— Figure scripts —
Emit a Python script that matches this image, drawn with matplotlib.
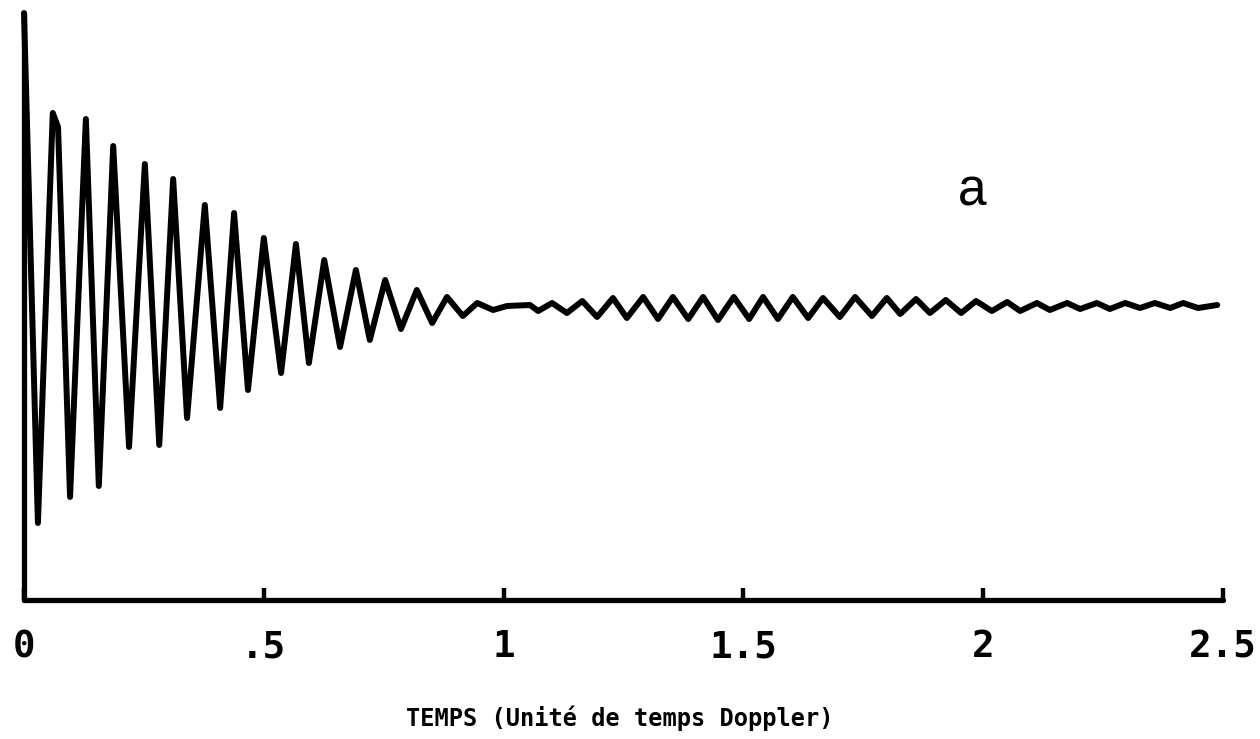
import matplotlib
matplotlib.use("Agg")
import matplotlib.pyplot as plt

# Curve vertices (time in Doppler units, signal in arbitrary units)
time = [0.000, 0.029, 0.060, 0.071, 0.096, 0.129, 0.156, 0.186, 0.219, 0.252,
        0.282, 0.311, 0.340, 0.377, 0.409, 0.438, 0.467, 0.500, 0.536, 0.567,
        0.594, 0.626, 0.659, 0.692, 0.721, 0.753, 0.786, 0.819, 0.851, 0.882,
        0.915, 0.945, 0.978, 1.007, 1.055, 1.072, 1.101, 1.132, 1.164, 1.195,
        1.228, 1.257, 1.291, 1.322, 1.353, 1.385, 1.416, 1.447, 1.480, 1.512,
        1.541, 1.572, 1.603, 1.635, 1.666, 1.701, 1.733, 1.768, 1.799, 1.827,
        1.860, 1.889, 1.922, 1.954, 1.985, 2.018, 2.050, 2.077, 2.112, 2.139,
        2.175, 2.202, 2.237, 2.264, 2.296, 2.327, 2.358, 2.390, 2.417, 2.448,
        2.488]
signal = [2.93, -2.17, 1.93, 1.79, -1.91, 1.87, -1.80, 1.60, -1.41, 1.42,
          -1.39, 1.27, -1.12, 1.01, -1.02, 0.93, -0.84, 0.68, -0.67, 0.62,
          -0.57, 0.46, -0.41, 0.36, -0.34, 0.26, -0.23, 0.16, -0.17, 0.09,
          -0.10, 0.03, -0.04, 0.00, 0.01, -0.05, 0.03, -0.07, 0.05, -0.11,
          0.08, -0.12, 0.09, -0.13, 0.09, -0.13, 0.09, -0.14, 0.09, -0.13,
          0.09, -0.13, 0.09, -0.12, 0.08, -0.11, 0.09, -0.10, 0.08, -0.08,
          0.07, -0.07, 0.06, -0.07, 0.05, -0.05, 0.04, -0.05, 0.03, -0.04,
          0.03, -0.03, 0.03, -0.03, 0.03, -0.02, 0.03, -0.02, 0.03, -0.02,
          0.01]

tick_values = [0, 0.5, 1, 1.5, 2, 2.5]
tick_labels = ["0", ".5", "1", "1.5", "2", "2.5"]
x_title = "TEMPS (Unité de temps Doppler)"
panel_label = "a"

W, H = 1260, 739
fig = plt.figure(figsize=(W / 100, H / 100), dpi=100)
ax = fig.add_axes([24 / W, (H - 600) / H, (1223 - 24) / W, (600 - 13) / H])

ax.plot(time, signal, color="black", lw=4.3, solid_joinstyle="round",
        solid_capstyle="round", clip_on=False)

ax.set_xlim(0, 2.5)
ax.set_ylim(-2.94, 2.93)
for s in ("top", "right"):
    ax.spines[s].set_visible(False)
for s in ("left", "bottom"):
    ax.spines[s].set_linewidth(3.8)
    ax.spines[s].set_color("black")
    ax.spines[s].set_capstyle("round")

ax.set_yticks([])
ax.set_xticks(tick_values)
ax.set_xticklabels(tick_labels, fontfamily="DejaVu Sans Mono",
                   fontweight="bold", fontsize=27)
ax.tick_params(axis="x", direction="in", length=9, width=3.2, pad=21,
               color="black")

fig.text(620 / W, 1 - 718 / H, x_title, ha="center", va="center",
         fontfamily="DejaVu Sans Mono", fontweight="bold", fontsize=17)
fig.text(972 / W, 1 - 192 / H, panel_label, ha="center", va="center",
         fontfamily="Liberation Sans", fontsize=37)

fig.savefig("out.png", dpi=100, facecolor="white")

...

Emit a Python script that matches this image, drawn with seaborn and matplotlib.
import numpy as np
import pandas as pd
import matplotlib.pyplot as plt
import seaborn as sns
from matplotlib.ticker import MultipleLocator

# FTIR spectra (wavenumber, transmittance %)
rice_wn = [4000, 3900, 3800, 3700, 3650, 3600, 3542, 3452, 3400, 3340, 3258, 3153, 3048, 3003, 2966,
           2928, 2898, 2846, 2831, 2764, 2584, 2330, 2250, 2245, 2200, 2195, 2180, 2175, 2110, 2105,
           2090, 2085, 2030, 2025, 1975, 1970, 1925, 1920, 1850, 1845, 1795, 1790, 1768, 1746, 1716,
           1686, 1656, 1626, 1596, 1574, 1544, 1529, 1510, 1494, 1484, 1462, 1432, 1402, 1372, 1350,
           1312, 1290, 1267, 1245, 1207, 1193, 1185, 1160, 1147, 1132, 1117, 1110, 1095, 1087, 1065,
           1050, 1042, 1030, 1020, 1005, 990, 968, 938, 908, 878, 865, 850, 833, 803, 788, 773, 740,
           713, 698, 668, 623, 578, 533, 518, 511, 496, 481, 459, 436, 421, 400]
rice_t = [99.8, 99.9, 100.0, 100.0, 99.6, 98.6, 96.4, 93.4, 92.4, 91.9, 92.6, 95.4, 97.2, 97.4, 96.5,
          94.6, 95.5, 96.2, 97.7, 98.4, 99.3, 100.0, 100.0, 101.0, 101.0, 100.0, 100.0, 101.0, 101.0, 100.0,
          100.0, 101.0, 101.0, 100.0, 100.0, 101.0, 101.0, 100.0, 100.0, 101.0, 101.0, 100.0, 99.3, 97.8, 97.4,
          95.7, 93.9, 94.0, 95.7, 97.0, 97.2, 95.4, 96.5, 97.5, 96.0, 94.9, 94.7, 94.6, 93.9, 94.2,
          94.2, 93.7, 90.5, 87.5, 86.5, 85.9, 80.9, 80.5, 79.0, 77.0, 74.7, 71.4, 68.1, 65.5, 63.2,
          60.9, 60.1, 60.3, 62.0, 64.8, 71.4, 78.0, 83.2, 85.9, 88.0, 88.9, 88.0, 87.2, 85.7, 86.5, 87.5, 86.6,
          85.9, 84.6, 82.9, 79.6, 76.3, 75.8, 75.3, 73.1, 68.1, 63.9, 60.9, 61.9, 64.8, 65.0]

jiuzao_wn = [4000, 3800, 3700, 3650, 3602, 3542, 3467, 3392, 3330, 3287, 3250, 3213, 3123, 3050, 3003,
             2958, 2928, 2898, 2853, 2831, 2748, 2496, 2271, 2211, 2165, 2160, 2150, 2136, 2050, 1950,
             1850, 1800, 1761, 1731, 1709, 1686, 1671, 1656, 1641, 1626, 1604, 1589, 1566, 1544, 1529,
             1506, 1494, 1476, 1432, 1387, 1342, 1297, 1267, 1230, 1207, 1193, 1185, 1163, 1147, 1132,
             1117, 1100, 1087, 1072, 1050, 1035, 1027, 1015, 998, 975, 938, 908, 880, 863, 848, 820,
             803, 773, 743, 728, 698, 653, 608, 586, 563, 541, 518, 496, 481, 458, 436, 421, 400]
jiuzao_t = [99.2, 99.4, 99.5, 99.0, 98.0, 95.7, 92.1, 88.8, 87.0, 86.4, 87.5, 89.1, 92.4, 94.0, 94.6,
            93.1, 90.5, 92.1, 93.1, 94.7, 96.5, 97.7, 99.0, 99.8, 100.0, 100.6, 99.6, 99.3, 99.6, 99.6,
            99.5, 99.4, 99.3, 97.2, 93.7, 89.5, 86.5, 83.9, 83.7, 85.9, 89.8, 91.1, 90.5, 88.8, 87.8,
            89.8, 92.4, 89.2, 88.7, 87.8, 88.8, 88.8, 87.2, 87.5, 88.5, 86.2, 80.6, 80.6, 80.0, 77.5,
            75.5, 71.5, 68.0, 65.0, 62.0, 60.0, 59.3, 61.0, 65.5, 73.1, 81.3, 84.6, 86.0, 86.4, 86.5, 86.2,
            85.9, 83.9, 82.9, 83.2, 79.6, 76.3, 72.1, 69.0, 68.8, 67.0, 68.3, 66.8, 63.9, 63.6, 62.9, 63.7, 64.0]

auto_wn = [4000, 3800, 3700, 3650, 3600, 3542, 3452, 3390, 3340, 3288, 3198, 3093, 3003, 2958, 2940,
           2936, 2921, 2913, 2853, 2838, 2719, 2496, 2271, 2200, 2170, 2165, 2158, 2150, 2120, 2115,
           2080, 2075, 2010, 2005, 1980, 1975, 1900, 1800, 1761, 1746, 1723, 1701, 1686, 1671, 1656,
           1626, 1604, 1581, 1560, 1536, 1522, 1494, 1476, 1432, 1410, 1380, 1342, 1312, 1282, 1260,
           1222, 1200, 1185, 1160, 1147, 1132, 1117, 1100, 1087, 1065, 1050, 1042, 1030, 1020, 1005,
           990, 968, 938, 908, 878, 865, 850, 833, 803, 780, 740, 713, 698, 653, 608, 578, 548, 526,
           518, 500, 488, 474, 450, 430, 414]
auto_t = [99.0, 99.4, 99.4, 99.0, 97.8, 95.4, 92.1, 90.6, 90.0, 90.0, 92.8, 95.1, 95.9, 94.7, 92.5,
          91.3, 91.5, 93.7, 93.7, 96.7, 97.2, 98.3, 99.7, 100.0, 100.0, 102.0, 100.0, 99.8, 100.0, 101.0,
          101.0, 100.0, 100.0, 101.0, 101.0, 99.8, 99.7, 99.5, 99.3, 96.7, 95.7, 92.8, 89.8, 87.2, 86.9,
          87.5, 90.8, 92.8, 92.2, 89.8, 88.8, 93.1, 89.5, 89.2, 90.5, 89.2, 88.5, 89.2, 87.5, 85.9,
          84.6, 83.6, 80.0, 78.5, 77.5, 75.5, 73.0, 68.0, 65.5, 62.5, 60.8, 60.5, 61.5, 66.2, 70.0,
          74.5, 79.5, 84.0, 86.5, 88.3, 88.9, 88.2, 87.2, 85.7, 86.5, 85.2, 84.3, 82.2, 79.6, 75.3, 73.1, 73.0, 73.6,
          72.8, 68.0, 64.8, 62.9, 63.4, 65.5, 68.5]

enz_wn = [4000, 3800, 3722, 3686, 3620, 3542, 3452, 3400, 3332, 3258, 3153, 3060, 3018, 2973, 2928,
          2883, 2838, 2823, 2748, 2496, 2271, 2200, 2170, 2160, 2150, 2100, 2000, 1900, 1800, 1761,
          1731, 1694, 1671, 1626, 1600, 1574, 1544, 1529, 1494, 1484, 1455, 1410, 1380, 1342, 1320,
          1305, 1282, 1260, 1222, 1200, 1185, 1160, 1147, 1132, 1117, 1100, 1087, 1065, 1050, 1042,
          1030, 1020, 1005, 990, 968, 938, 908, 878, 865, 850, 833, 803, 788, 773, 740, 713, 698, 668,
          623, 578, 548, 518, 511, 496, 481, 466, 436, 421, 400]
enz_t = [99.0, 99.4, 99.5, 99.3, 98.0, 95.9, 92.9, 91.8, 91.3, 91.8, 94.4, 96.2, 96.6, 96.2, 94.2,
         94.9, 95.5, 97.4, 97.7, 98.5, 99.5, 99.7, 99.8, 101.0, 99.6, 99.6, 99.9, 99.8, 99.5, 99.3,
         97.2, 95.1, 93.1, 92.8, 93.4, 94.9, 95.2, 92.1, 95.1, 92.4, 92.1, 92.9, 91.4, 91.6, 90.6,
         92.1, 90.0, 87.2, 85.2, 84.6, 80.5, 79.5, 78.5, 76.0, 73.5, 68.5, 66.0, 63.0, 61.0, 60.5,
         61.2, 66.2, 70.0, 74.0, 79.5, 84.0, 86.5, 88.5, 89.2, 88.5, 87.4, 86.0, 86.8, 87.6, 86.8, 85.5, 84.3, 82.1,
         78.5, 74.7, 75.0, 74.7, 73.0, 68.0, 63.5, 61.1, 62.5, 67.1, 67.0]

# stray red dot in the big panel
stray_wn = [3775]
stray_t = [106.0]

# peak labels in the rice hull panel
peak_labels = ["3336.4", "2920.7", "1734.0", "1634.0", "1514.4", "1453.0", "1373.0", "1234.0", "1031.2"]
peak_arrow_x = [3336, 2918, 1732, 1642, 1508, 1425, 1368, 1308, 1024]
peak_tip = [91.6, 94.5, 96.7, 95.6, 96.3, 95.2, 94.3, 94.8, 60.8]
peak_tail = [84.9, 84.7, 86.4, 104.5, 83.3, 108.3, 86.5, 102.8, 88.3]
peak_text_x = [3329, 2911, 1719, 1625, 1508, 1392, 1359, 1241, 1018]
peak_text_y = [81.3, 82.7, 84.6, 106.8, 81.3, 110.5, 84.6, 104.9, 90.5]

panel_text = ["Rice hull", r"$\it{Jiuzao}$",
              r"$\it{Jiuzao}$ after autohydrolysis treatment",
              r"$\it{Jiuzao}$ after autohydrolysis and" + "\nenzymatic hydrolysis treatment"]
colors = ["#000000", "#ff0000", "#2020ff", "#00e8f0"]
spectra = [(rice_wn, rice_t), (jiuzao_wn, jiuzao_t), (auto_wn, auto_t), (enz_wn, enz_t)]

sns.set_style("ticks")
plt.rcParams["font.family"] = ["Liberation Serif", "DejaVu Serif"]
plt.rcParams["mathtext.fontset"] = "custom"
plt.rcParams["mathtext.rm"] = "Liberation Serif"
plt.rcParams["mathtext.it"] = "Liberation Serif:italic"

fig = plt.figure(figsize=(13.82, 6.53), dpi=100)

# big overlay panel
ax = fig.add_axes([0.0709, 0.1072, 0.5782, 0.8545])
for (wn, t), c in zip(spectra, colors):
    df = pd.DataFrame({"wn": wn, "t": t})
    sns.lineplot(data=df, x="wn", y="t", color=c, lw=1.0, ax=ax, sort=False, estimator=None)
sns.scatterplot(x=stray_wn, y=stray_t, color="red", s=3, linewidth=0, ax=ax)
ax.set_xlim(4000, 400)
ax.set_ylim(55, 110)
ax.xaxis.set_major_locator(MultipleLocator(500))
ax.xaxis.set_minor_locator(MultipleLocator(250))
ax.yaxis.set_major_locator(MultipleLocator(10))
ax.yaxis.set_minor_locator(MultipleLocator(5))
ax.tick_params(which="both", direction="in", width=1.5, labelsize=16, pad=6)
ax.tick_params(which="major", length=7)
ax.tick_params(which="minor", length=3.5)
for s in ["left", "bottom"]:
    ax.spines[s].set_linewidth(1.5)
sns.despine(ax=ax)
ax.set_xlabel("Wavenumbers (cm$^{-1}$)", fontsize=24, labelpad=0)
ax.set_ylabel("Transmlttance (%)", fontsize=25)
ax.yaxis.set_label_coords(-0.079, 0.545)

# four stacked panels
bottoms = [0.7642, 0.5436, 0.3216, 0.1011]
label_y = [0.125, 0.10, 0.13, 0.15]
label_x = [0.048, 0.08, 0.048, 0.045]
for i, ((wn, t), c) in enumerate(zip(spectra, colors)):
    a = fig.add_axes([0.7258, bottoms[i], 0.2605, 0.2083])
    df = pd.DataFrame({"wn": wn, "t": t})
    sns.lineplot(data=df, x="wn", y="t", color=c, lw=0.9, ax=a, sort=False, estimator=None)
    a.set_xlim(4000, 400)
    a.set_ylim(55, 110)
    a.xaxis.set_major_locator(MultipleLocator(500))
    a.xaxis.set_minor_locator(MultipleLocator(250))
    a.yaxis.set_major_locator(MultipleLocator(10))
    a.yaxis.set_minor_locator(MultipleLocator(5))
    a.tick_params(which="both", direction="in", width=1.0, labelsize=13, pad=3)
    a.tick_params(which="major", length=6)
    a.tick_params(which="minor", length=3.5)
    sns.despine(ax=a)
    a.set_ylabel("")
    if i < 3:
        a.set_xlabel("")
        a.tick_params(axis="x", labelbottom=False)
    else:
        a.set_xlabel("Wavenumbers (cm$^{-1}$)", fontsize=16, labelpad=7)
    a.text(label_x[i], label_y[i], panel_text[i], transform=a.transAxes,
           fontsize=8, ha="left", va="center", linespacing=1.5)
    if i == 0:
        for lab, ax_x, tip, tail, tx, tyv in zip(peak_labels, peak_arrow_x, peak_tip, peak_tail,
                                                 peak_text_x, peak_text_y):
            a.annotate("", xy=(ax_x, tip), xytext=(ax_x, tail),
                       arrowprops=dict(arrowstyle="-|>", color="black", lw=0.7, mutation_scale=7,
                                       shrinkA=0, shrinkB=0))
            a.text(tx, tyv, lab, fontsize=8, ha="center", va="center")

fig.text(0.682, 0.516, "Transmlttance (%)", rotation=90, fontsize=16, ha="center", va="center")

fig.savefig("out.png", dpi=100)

— Brief —
Taking the material above, extract exactly and only the lines from the line with "Emit a Python script that matches this image, drawn with seaborn" to the line with "from matplotlib.ticker import MultipleLocator", inclusive of both.

— Exercise output —
Emit a Python script that matches this image, drawn with seaborn and matplotlib.
import numpy as np
import pandas as pd
import matplotlib.pyplot as plt
import seaborn as sns
from matplotlib.ticker import MultipleLocator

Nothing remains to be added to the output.